Disposition of assets in probated IRA inherited by a trust

I am executor of a CA estate that had an IRA with value above probate limit and no beneficiaries designated.  The pour-over will pours to a trust.   Must I liquidate this entire IRA (incurring tax) in order for the trust to inherit, or can it be passed directly to the beneficiaries of the trust as inherited IRAs once the decedent’s RMD is satisfied?



The inherited IRA must be established by the estate. The executor can then request that the inherited IRA be assigned to the trust, and the trustee of the trust can assign the inherited IRA out of the trust to the trust beneficiaries if that is allowed by the trust document. The IRA custodian may balk at one or more of these transfers or may allow the assignment from the estate to go directly to the estate beneficiaries.

Since the year of death RMD can be taken up to the end of the following year, it can wait until the above transfers are completed and then distributed.

If the trust was not listed in the beneficiary designation (“trust created in my will)), it’s not qualified for look through and the annual RMDs would be distributed over the remaining LE of the decedent.

 

THanks for your clear reply.  If the trust docs are not amenable to the above distribution to beneficiaries (at any LE),  is the only other solution liquidating the IRA creating an immediate taxable event for the whole IRA?  I’ve been told probate forces an immediate liquidation of the IRA as property of the trust.

No, it should not. IRA custodians rarely “force out” a distribution like qualified plans do. Unlike an estate that executors wish to close in a short time, a trust has an indefinite life span. Therefore, the trustee of the trust should be able to limit distributions to just the RMD amount, whether based on the remaining LE of the decedent or the LE of the oldest trust beneficiary. If the trust is qualified, the trust will be subject to the 10 year rule, with annual RMDs in years 1-9.
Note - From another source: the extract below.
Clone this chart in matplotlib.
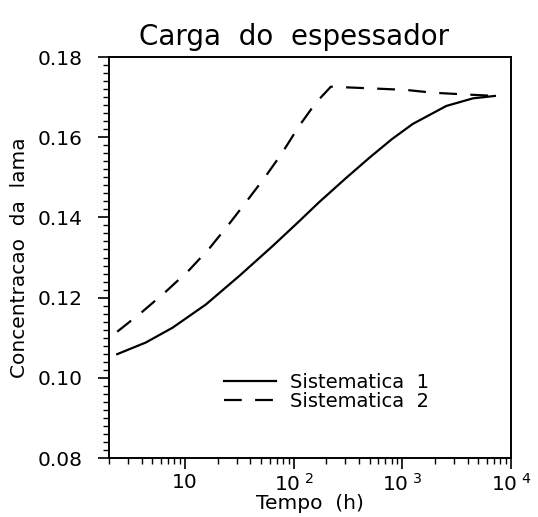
import numpy as np
import matplotlib
matplotlib.use("Agg")
import matplotlib.pyplot as plt
from matplotlib.ticker import FixedLocator, MultipleLocator, NullFormatter

plt.rcParams['font.family']      = ['DejaVu Sans']
plt.rcParams['mathtext.default'] = 'regular'

# valores
tempo_s1 = [2.38, 4.36, 7.69, 15.6, 31.9, 64.9, 114, 170, 300, 494, 800, 1245, 2541, 4477, 7110]
conc_s1  = [0.1059, 0.1088, 0.1125, 0.1183, 0.1255, 0.1330, 0.1392, 0.1437, 0.1497,
            0.1548, 0.1595, 0.1633, 0.1678, 0.1697, 0.1703]

tempo_s2 = [2.38, 4.06, 6.67, 10.96, 16.8, 25.7, 35.7, 54.7, 78.0, 111, 159, 220,
            494, 1081, 1909, 3616, 7110]
conc_s2  = [0.1115, 0.1165, 0.1215, 0.1269, 0.1323, 0.1385, 0.1435, 0.1501, 0.1560,
            0.1626, 0.1685, 0.1726, 0.1722, 0.1718, 0.1711, 0.1707, 0.1703]

x_ticks  = [10, 100, 1000, 10000]
x_labels = ['10', r'$10^{\ 2}$', r'$10^{\ 3}$', r'$10^{\ 4}$']
y_ticks  = [0.08, 0.10, 0.12, 0.14, 0.16, 0.18]

fig = plt.figure(figsize=(5.38, 5.17), dpi=100)
ax  = fig.add_axes([0.2026, 0.1141, 0.7472, 0.7756])

ax.plot(tempo_s1, conc_s1, color='black', lw=1.6, label='Sistematica  1')
ax.plot(tempo_s2, conc_s2, color='black', lw=1.6, linestyle=(0, (8, 6)), label='Sistematica  2')

ax.set_xscale('log')
ax.set_xlim(2, 1e4)
ax.set_ylim(0.08, 0.18)

ax.xaxis.set_major_locator(FixedLocator(x_ticks))
ax.set_xticklabels(x_labels)
ax.xaxis.set_minor_locator(FixedLocator([m * 10**d for d in range(0, 4) for m in range(2, 10)]))
ax.xaxis.set_minor_formatter(NullFormatter())

ax.yaxis.set_major_locator(FixedLocator(y_ticks))
ax.set_yticklabels([f'{v:.2f}' for v in y_ticks])
ax.yaxis.set_minor_locator(MultipleLocator(0.002))

ax.tick_params(which='major', direction='out', length=8, width=1.2, labelsize=14.5, top=False, right=False)
ax.tick_params(which='minor', direction='out', length=4.3, width=1.0, top=False, right=False)
ax.tick_params(axis='y', which='major', pad=11)
ax.tick_params(axis='x', which='major', pad=3)

for s in ax.spines.values():
    s.set_linewidth(1.4)

ax.set_title('Carga  do  espessador', fontsize=20, pad=9, x=0.46)
ax.set_xlabel('Tempo  (h)', fontsize=14.5, labelpad=-1)
ax.set_ylabel('Concentracao  da  lama', fontsize=14.5, labelpad=6)

ax.legend(loc='center', bbox_to_anchor=(0.54, 0.165), frameon=False, fontsize=14,
          handlelength=2.7, handletextpad=0.7, labelspacing=0.0, borderpad=0)

fig.savefig('out.png', dpi=100)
If the trust is not qualified (most are) or was not specifically listed on the IRA beneficiary form, the distribution will either fall under the 10 year rule if decedent passed prior to RBD, or the remaining ghost life expectancy of the decedent if they passed after RBD.

In short, there are alot of variables here with respect to the RMD, but the custodian should not be forcing out any lump sum distributions. That said, if the custodian is a brokerage or mutual fund company, they usually know this, but if it’s a bank, CU, or insurance company things could become difficult.